This is really MA specific, but tagging @frugalannie and @quietann since both of you mentioned interest. Maybe there are some other assessors or residential appraisers on the board who can lend their knowledge too.
In MA, the market right now is very hot. It’s been in a steady uptick for years, and saw a big swing up over the summer. Most property owners in MA that are in a settled area can expect to see an increase in their home values on January 1st – you(g) actually should be receiving your impact notices (which are your new proposed values) over the course of the next few weeks, if your local Assessor’s Office has not been severely compromised by the staffing shortage or COVID. The impact notices are not final - they are notifying you of your home’s proposed value, which the DOR has to finalize and you have time to appeal it. As a home owner, you have the right to appeal it if you feel the assessment is wrong (note: in MA you have a very small window to make your appeal - Appeal forms are not released until January 2nd, and must be returned by March 1st).
How is your home’s value established?
All towns in MA use a cost-basis approach to establishing the values of homes. Most – if not all – towns and cities use a software program like Vision to establish values; this cost approach is based on what it would cost in that present year’s market to make that home/residence/structure. These software programs are even more powerful than Excel in their versatility; they can denote things that diminish a home’s value like functional obsolesces and things like being near a highway, a train depot, a beach, etc. They are also often recalibrated and updated over the course of the year, keeping in mind market value and inflation.
Your local Assessor’s office also pulls in all arms-length sales (those within the neighborhood or zoning district) from the year prior into this figure; if a similar home in your neighborhood sold for significantly more than assessed value, that will factor into that home’s value – next year.
An Assessor has a good idea if their values are FMV by pulling their own subjects and comps; they should be in line with exactly what their assessed values were when done by software/cost basis approach.
Once your home’s value is established, the DOR vets it. All real property (taxable property) values are uploaded to the DOR – which then vetoes or approves the valuations based on their own software program and independent manual appraisal system, where they pull random subjects in your town and vet them against similar homes (called comparables). Yes – someone (multiple people) from the DOR goes over every municipalities’ published values, every year.

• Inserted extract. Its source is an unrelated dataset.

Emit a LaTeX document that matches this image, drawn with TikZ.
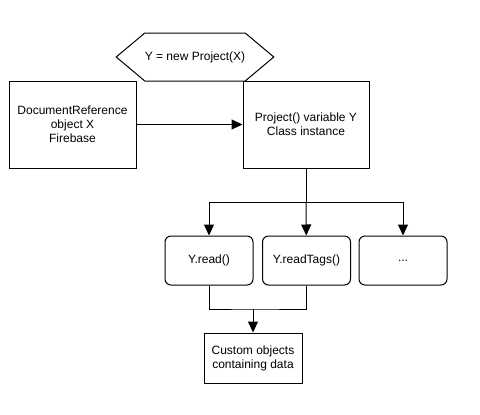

In MA, Assessed values must fall within 10% of Fair Market Value of that year. In more affluent towns, I see a better correlation between FMV and AVs; in towns where there is not much movement or sales, there tends to be a higher +/- disparity because there’s fewer sales to draw examples from.
In better funded towns, external appraisers (govt officials) are hired to work in conjunction with the assessor and verify their records are accurate and reflect FMV.
Remember that all AVs are published only once a year - they are a snapshot in time (Jan 1st of the year prior) based on sales from the year before and reflect the year before’s FMV. This is really important to remember when you are looking at your residence’s current value in the middle of the year.
Appraisers
Appraisers take sales prices of similar homes (comps) – ideally within the last six months and the more recent the better – and compare them to their subject property. They are working with recent data, whereas the Assessor’s office is pulling in year old data.
I will admit professionally I much prefer government/official municipality trained appraisers over non-gvt appraisers. The reason for this being that in my professional experience, many of the non-govt appraisers come to our counties or towns with outrageous appraisals, rile up the residents with their results, get the residents to submit an appeal, and then when we or the Appellate Tax Board review the appraisal, find out that the appraisers used ineligible comps, miscounted rooms, and my personal favorite, counted basements and unfinished attics in the living space. This happens regularly in my municipality. We have had no approved ATB appeals in the last 5 years, because not a single appraiser has been accurate in their appeal.
Some things that are important to know about appraisers – in affluent towns they almost always over-appraise because they pull from higher end comps, and in towns where there are very few sales, they have to pull from ‘noncomps’ which means it can be very difficult to establish an accurate value.
One thing I see often in my area when it comes to appraisals versus assessed values (AVs) is that appraisals factor in some extraneous values that AVs do not. A major thing my town in particular (and many in MA) does is it does not factor basement area or unfinished attics into the living area. Anything below grade is not factored into living area. So we will have 3,000 SF homes and an AV of 1.8 million-- and the appraisers will come along and count both basement and unfinished attic into the living area, say the home is a 4,000 SF home, should be worth 2.5 million, and then the residents want to appeal. This leads to a lot of confusion that really could have been avoided if the appraisers were held to a uniform standard and understood how municipality assessments operated.
Appraisers in general are generalists - they appraise a wide swath of residential communities or towns; Assessors generally tend to be niche specialists, who have been in that community a long time, and know the pulse of the community’s current market.
Not sure if that answered any questions, or opened more.